As I got older I was impressed by the many ways in which he served other people. He was very quiet and humble about it and I think that he demonstrated that aspect of Christ-like service better than anyone else I've known. He certainly did not seek out leadership positions, and I never remember him even speaking in church, but somehow it was very evident that he was a deeply committed follower of Jesus.
I remember being surprised by how many people in the community knew him. I could often identify myself as "Elvin Schrock's grandson" when someone had no other way of knowing who I was and that was always a positive association.
One of my favorite memories of him is from when I was a young teenager. I'd been left home alone and I discovered that one of our piglets had gotten its head stuck between the slats of its pen. It was making a terrible racket and I could not free it.I didn't know what else to do, so I called Grandpa. He dropped whatever he was doing and immediately came to my rescue, quickly freeing the pig. I was greatly relieved -and very impressed by both his problem-solving ability and willingness to help me when he certainly had better things to do.

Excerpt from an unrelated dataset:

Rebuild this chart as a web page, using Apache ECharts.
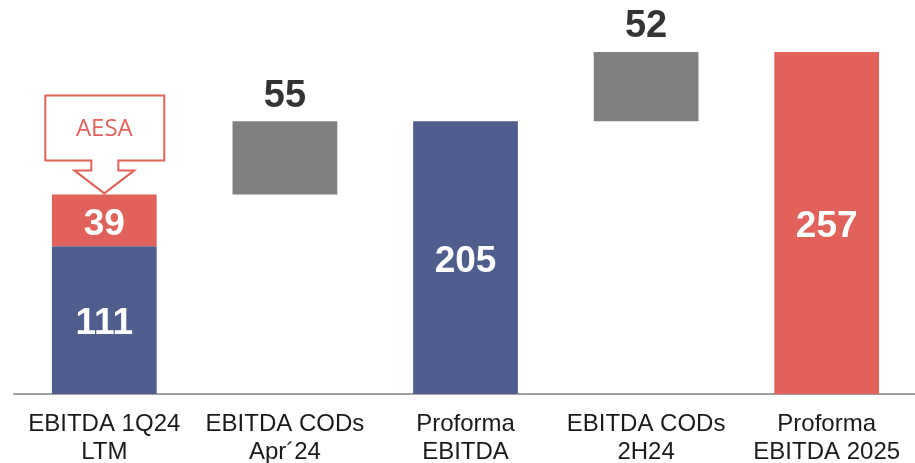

I've been thinking about and missing him a lot this past week. I don't think that I can identify the extent of his influence on me because he was so consistently and quietly faithful. He didn't make a big deal about teaching me things or setting an example -and my life has taken a much different path than his did. But he has always been one of the men that I've most admired and he will continue to be an important role model for me as an ideal of selfless service to others.